## WRITTEN TASK
Filter the data below for the string "this" and copy each matching line.

## RAW RECORDS
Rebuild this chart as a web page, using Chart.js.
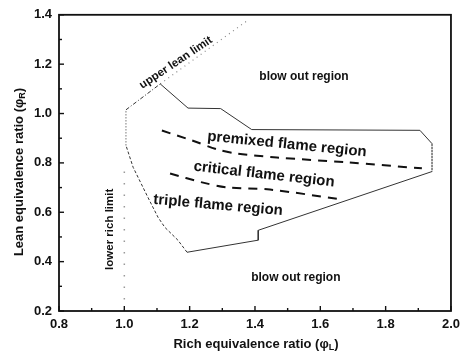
<!DOCTYPE html>
<html>
<head>
<meta charset="utf-8">
<script src="https://cdn.jsdelivr.net/npm/chart.js@4.4.1/dist/chart.umd.min.js"></script>
<style>
  html, body { margin: 0; padding: 0; background: #fff; }
  #wrap { width: 466px; height: 358px; }
</style>
</head>
<body>
<div id="wrap"><canvas id="c" width="466" height="358"></canvas></div>
<script>
// flame regime map data
const boundaryX = [1.005, 1.11, 1.195, 1.295, 1.39, 1.905, 1.942, 1.942, 1.41, 1.41, 1.192, 1.164, 1.124, 1.103, 1.072, 1.027, 1.005, 1.005];
const boundaryY = [1.015, 1.12, 1.022, 1.02, 0.935, 0.932, 0.878, 0.765, 0.527, 0.487, 0.438, 0.487, 0.539, 0.58, 0.661, 0.782, 0.871, 1.015];

const premixedX = [1.115, 1.207, 1.284, 1.345, 1.467, 1.682, 1.911];
const premixedY = [0.931, 0.891, 0.855, 0.838, 0.822, 0.802, 0.778];

const criticalX = [1.14, 1.238, 1.314, 1.446, 1.66];
const criticalY = [0.757, 0.721, 0.701, 0.692, 0.653];

const leanLimitX = [1.11, 1.376];
const leanLimitY = [1.12, 1.376];

const richLimitX = [1.0, 1.0];
const richLimitY = [0.2, 0.77];

const xTicks = [0.8, 1.0, 1.2, 1.4, 1.6, 1.8, 2.0];
const yTicks = [0.2, 0.4, 0.6, 0.8, 1.0, 1.2, 1.4];

// region labels: text, x, y, rotation (deg)
const regionLabels = [
  { text: "blow out region", x: 1.55, y: 1.15, rot: 0, size: 12 },
  { text: "blow out region", x: 1.525, y: 0.333, rot: 0, size: 12 },
  { text: "premixed flame region", x: 1.498, y: 0.875, rot: 5.7, size: 15 },
  { text: "critical flame region", x: 1.428, y: 0.753, rot: 6.5, size: 15 },
  { text: "triple flame region", x: 1.287, y: 0.628, rot: 5, size: 15 },
  { text: "upper lean limit", x: 1.158, y: 1.206, rot: -33.7, size: 11.5 },
  { text: "lower rich limit", x: 0.956, y: 0.531, rot: -90, size: 11.5 },
];

const FONT = "'Liberation Sans', Arial, sans-serif";

function pts(xs, ys) {
  return xs.map((x, i) => ({ x: x, y: ys[i] }));
}

// frame, inward ticks, text labels, axis titles
const decorPlugin = {
  id: "decor",
  afterDraw(chart) {
    const ctx = chart.ctx;
    const a = chart.chartArea;
    const xs = chart.scales.x;
    const ys = chart.scales.y;
    ctx.save();

    ctx.strokeStyle = "#111";
    ctx.lineWidth = 1.8;
    ctx.strokeRect(a.left, a.top, a.right - a.left, a.bottom - a.top);

    ctx.lineWidth = 1.4;
    for (let i = 0; i <= 12; i++) {
      const v = 0.8 + i * 0.1;
      const px = xs.getPixelForValue(v);
      const len = i % 2 === 0 ? 5 : 3;
      ctx.beginPath();
      ctx.moveTo(px, a.bottom);
      ctx.lineTo(px, a.bottom - len);
      ctx.stroke();
    }
    for (let i = 0; i <= 12; i++) {
      const v = 0.2 + i * 0.1;
      const py = ys.getPixelForValue(v);
      const len = i % 2 === 0 ? 5 : 3;
      ctx.beginPath();
      ctx.moveTo(a.left, py);
      ctx.lineTo(a.left + len, py);
      ctx.stroke();
    }

    ctx.fillStyle = "#111";
    ctx.textAlign = "center";
    ctx.textBaseline = "middle";
    regionLabels.forEach((l) => {
      ctx.save();
      ctx.translate(xs.getPixelForValue(l.x), ys.getPixelForValue(l.y));
      ctx.rotate((l.rot * Math.PI) / 180);
      ctx.font = "bold " + l.size + "px " + FONT;
      ctx.fillText(l.text, 0, 0);
      ctx.restore();
    });

    drawTitle(ctx, "Rich equivalence ratio (\u03C6", "L", ")", (a.left + a.right) / 2 + 1, 344, 0);
    drawTitle(ctx, "Lean equivalence ratio (\u03C6", "R", ")", 19, 172, -90);
    ctx.restore();
  },
};

function drawTitle(ctx, main, sub, tail, cx, cy, rot) {
  ctx.save();
  ctx.translate(cx, cy);
  ctx.rotate((rot * Math.PI) / 180);
  ctx.textAlign = "left";
  ctx.textBaseline = "middle";
  const big = "bold 13px " + FONT;
  const small = "bold 9px " + FONT;
  ctx.font = big;
  const w1 = ctx.measureText(main).width;
  const w3 = ctx.measureText(tail).width;
  ctx.font = small;
  const w2 = ctx.measureText(sub).width;
  let x = -(w1 + w2 + w3) / 2;
  ctx.font = big;
  ctx.fillText(main, x, 0);
  x += w1;
  ctx.font = small;
  ctx.fillText(sub, x, 4);
  x += w2;
  ctx.font = big;
  ctx.fillText(tail, x, 0);
  ctx.restore();
}

const boundaryDash = (c) => {
  const i = c.p0DataIndex;
  if (i === 16 || i === 6) return [1, 2];
  if (i >= 10 && i <= 15) return [3, 2];
  if (i === 0) return [4, 2, 1, 2];
  return undefined;
};

new Chart(document.getElementById("c"), {
  type: "scatter",
  data: {
    datasets: [
      {
        data: pts(boundaryX, boundaryY),
        showLine: true,
        borderColor: "#333",
        borderWidth: 1,
        pointRadius: 0,
        segment: { borderDash: boundaryDash },
      },
      {
        data: pts(premixedX, premixedY),
        showLine: true,
        borderColor: "#111",
        borderWidth: 2,
        borderDash: [9, 7],
        tension: 0.3,
        pointRadius: 0,
      },
      {
        data: pts(criticalX, criticalY),
        showLine: true,
        borderColor: "#111",
        borderWidth: 2,
        borderDash: [9, 7],
        tension: 0.3,
        pointRadius: 0,
      },
      {
        data: pts(leanLimitX, leanLimitY),
        showLine: true,
        borderColor: "#888",
        borderWidth: 1.2,
        borderDash: [1, 4],
        pointRadius: 0,
      },
      {
        data: pts(richLimitX, richLimitY),
        showLine: true,
        borderColor: "#999",
        borderWidth: 1.5,
        borderDash: [1.5, 10],
        pointRadius: 0,
      },
    ],
  },
  options: {
    responsive: false,
    animation: false,
    events: [],
    layout: { padding: { top: 14, right: 15, left: 0, bottom: 0 } },
    plugins: { legend: { display: false }, tooltip: { enabled: false } },
    scales: {
      x: {
        type: "linear",
        min: 0.8,
        max: 2.0,
        afterBuildTicks: (s) => { s.ticks = xTicks.map((v) => ({ value: v })); },
        afterFit: (s) => { s.height = 47; },
        grid: { display: false, drawTicks: false },
        border: { display: false },
        ticks: {
          padding: 6,
          color: "#111",
          font: { family: FONT, size: 13, weight: "bold" },
          callback: (v) => Number(v).toFixed(1),
        },
      },
      y: {
        type: "linear",
        min: 0.2,
        max: 1.4,
        afterBuildTicks: (s) => { s.ticks = yTicks.map((v) => ({ value: v })); },
        afterFit: (s) => { s.width = 59; },
        grid: { display: false, drawTicks: false },
        border: { display: false },
        ticks: {
          padding: 7,
          color: "#111",
          font: { family: FONT, size: 13, weight: "bold" },
          callback: (v) => Number(v).toFixed(1),
        },
      },
    },
  },
  plugins: [decorPlugin],
});
</script>
</body>
</html>
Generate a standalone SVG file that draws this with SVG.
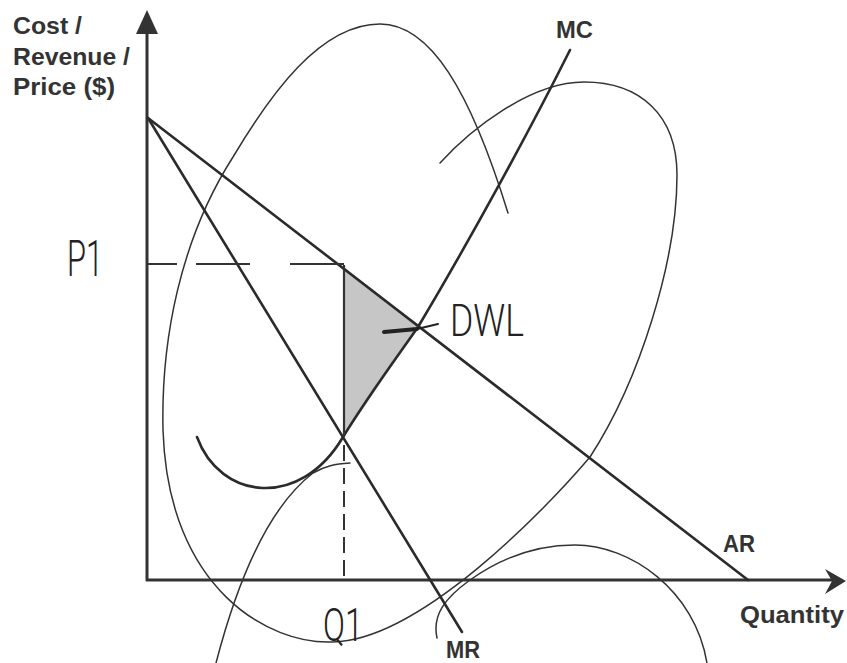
<svg xmlns="http://www.w3.org/2000/svg" width="847" height="663" viewBox="0 0 847 663">
<style>
.lbl{font-family:"Liberation Sans",Arial,sans-serif;font-weight:bold;font-size:23px;fill:#333}
.hand{font-family:Roboto,"Noto Sans",sans-serif;font-weight:300;fill:#222}
.ln{fill:none;stroke:#2b2b2b;stroke-width:2.6;stroke-linecap:round}
.sc{fill:none;stroke:#333;stroke-width:1.5;stroke-linecap:round}
.ax{fill:none;stroke:#333;stroke-width:3}
</style>
<rect width="847" height="663" fill="#fff"/>
<g id="dwl-area">
<polygon points="344,267 418,327 344,437" fill="#c6c6c6"/>
</g>
<g id="scribbles">
<path class="sc" d="M440,163 C470,130 530,82 584,82 C640,82 677,115 677,175 C677,260 640,380 590,457 C545,510 420,640 333,642 C270,645 168,590 163,430 C161,340 180,240 233,157 C270,95 320,24 380,24 C430,24 470,90 508,213"/>
<path class="sc" d="M437,638 C432,615 445,598 470,580 C505,555 540,545 575,545 C630,545 695,590 707,663"/>
<path class="sc" d="M216,663 C235,590 265,510 313,473 C325,466 335,464 350,463"/>
</g>
<g id="axes">
<path class="ax" d="M147,581 V28"/>
<polygon points="147,10 136,34 158,34" fill="#333"/>
<path class="ax" d="M146,580 H832"/>
<polygon points="846,581 825,569 832,581 825,594" fill="#333"/>
</g>
<g id="connectors">
<path id="AR" class="ln" d="M148,118 L748,580"/>
<path id="MR" class="ln" d="M148,118 L462,632"/>
<path id="MC" class="ln" d="M197,437 C220,500 300,510 343,437 C370,393 395,360 418,327 C470,240 530,130 570,50"/>
<path id="p1-line" fill="none" stroke="#333" stroke-width="2" d="M148,264 H177 M196,264 H250 M290,264 H344"/>
<path id="q1-line-top" fill="none" stroke="#333" stroke-width="2.2" d="M344,265 V437"/>
<path id="q1-line" fill="none" stroke="#333" stroke-width="2" stroke-dasharray="16 7" d="M344,445 V580"/>
<path id="dwl-pointer" fill="none" stroke="#222" stroke-width="4" stroke-linecap="round" d="M384,332 L417,329"/>
<path fill="none" stroke="#222" stroke-width="2" stroke-linecap="round" d="M417,329 L438,324"/>
</g>
<g id="labels">
<text class="lbl" x="13" y="34" textLength="69" lengthAdjust="spacingAndGlyphs">Cost /</text>
<text class="lbl" x="13" y="65" textLength="117" lengthAdjust="spacingAndGlyphs">Revenue /</text>
<text class="lbl" x="13" y="95" textLength="102" lengthAdjust="spacingAndGlyphs">Price ($)</text>
<text class="lbl" x="556" y="38" textLength="37" lengthAdjust="spacingAndGlyphs">MC</text>
<text class="lbl" x="723" y="552" textLength="32" lengthAdjust="spacingAndGlyphs">AR</text>
<text class="lbl" x="740" y="623" textLength="104" lengthAdjust="spacingAndGlyphs">Quantity</text>
<text class="lbl" x="446" y="658" textLength="34" lengthAdjust="spacingAndGlyphs">MR</text>
</g>
<g id="handwritten">
<text class="hand" x="67" y="276" font-size="50" textLength="36" lengthAdjust="spacingAndGlyphs">P1</text>
<text class="hand" x="450" y="336" font-size="44" textLength="74" lengthAdjust="spacingAndGlyphs">DWL</text>
<text class="hand" x="323" y="641" font-size="46" textLength="40" lengthAdjust="spacingAndGlyphs">Q1</text>
</g>
</svg>
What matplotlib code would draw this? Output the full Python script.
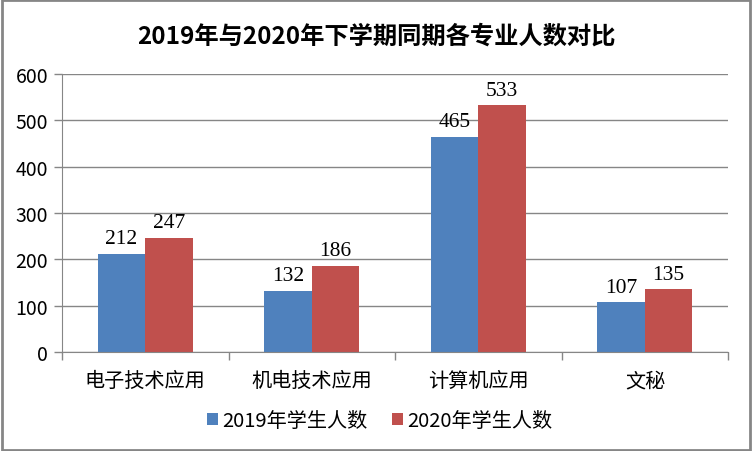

## IN RESPONSE
Rebuild this chart as a web page, using Chart.js.
Generate a standalone SVG file that draws this with SVG.
What matplotlib code would draw this? Output the full Python script.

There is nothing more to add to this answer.